Called Air-gen, the device can produce renewable electricity from thin air.

It uses protein nanowires derived from microbes and water vapour in the air to do so.

With technology progressing rapidly and our needs for energy consumption going up, it’s logical to find more sustainable energy sources. While we are lowering our reliance on fossil fuels, our requirement for energy has not gone down and the renewable energy sector is currently lagging behind. However, researchers at the University of Massachusetts Amherst have developed a new low-cost solution to generate clean energy out of thin air. Named Air-gen, the device employs natural protein and generates small electrical current utilising moisture in the air. The device was built at the laboratories of electrical engineer Jun Yao and microbiologist Derek Lovley at UMass Amherst.

Air-gen: What is it made up of?

Derek Lovley discovered the Geobacter microbe over 30 years ago in the Potomac River. His labs found out the microbe can be used to produce electrically conductive protein nanowires. Yao had been working on engineering electronic devices with silicon nanowires at Harvard University before teaming up with Lovely to figure out whether electronic devices could be run on protein nanowires harvested from Geobacter. As per the researchers, Air-gen requires a film of protein nanowires a bit thinner than 10 microns to work, along with electrodes. The whole apparatus utilises water vapour from the atmosphere to generate electricity. 

How Air-gen works

The whole working of Air-gen relies on connecting electrodes to the protein nanowires in a manner that generates an electrical current. This is done by utilising water vapour present in the atmosphere. The bottom of the film of protein nanowires rests on an electrode, while on top is a smaller electrode covering that partially covers the nanowire film. The film adsorbs water vapour from the atmosphere and creates electricity between the two electrodes. To be specific, the entire bundle uses electrical conductivity and surface chemistry of the protein nanowires, coupled with the fine pores between the nanowires within the film to reach conditions required for the generation of an electrical current.

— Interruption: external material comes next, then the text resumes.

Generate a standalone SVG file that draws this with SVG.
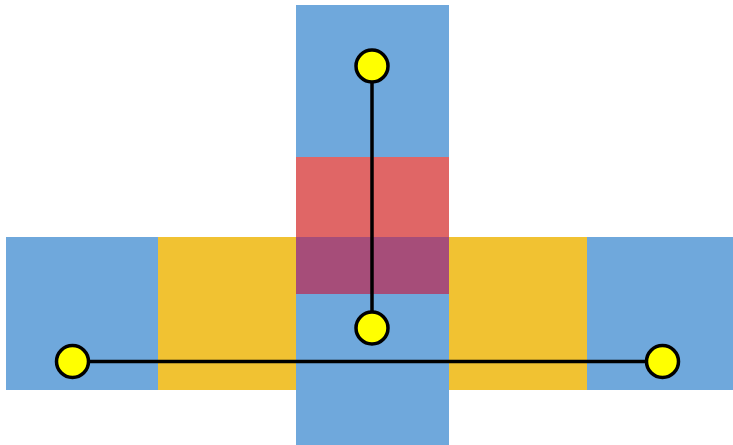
<svg xmlns="http://www.w3.org/2000/svg" width="733" height="445" viewBox="0 0 733 445">
<style>
.blue{fill:#6fa8dc}
.red{fill:#e06666}
.yellow{fill:#f1c232}
.purple{fill:#a64d79}
.link{stroke:#000;stroke-width:3.5;fill:none}
.pin{fill:#ffff00;stroke:#000;stroke-width:3.5}
</style>
<g id="shapes">
<rect class="blue" x="296" y="5" width="153" height="440"/>
<rect class="red" x="296" y="157" width="153" height="80"/>
<rect class="blue" x="6" y="237" width="152" height="153"/>
<rect class="yellow" x="158" y="237" width="138" height="153"/>
<rect class="purple" x="296" y="237" width="153" height="57"/>
<rect class="yellow" x="449" y="237" width="138" height="153"/>
<rect class="blue" x="587" y="237" width="146" height="153"/>
</g>
<g id="connectors">
<line class="link" x1="372" y1="66" x2="372" y2="328"/>
<line class="link" x1="72.5" y1="361.5" x2="662.5" y2="361.5"/>
</g>
<g id="node-top"><circle class="pin" cx="372" cy="66" r="16"/></g>
<g id="node-center"><circle class="pin" cx="372" cy="328" r="16"/></g>
<g id="node-left"><circle class="pin" cx="72.5" cy="361.5" r="16"/></g>
<g id="node-right"><circle class="pin" cx="662.5" cy="361.5" r="16"/></g>
</svg>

The current Air-gen device can power small devices. Photos courtesy: UMass Amherst/Yao and Lovley labs

Possible impact

Since Air-gen uses microbe, water vapour and electrodes to generate electricity, it is renewable, non-polluting and low-cost. The device is said to work even in regions with extremely low humidity such as a desert and is touted to deliver notable advantages over other renewable energy production methods. This is since it doesn’t require sunlight or wind and it can apparently work indoors as well. “We are literally making electricity out of thin air,” says Yao. “The Air-gen generates clean energy 24/7.” Lovely adds, “It’s the most amazing and exciting application of protein nanowires yet.”

Currently, Air-gen devices are said to be capable of powering small electronics but with further research and development, researchers are positive it could be applied commercially too. An Air-gen patch is being deliberated that will apparently be able to power small electronic devices like health and fitness monitors and smartwatches. Doing this would eliminate traditional batteries. Later, Air-gens might also be developed further so that it can be used to power cell phones and eliminate the need to periodically charge a phone. 

Yao says, “The ultimate goal is to make large-scale systems. For example, the technology might be incorporated into wall paint that could help power your home. Or, we may develop stand-alone air-powered generators that supply electricity off the grid. Once we get to an industrial scale for wire production, I fully expect that we can make large systems that will make a major contribution to sustainable energy production.”

Lovley’s lab also recently developed a new microbial strain to more rapidly and inexpensively mass produce protein nanowires. “We turned E. coli into a protein nanowire factory,” he says. “With this new scalable process, protein nanowire supply will no longer be a bottleneck to developing these applications.”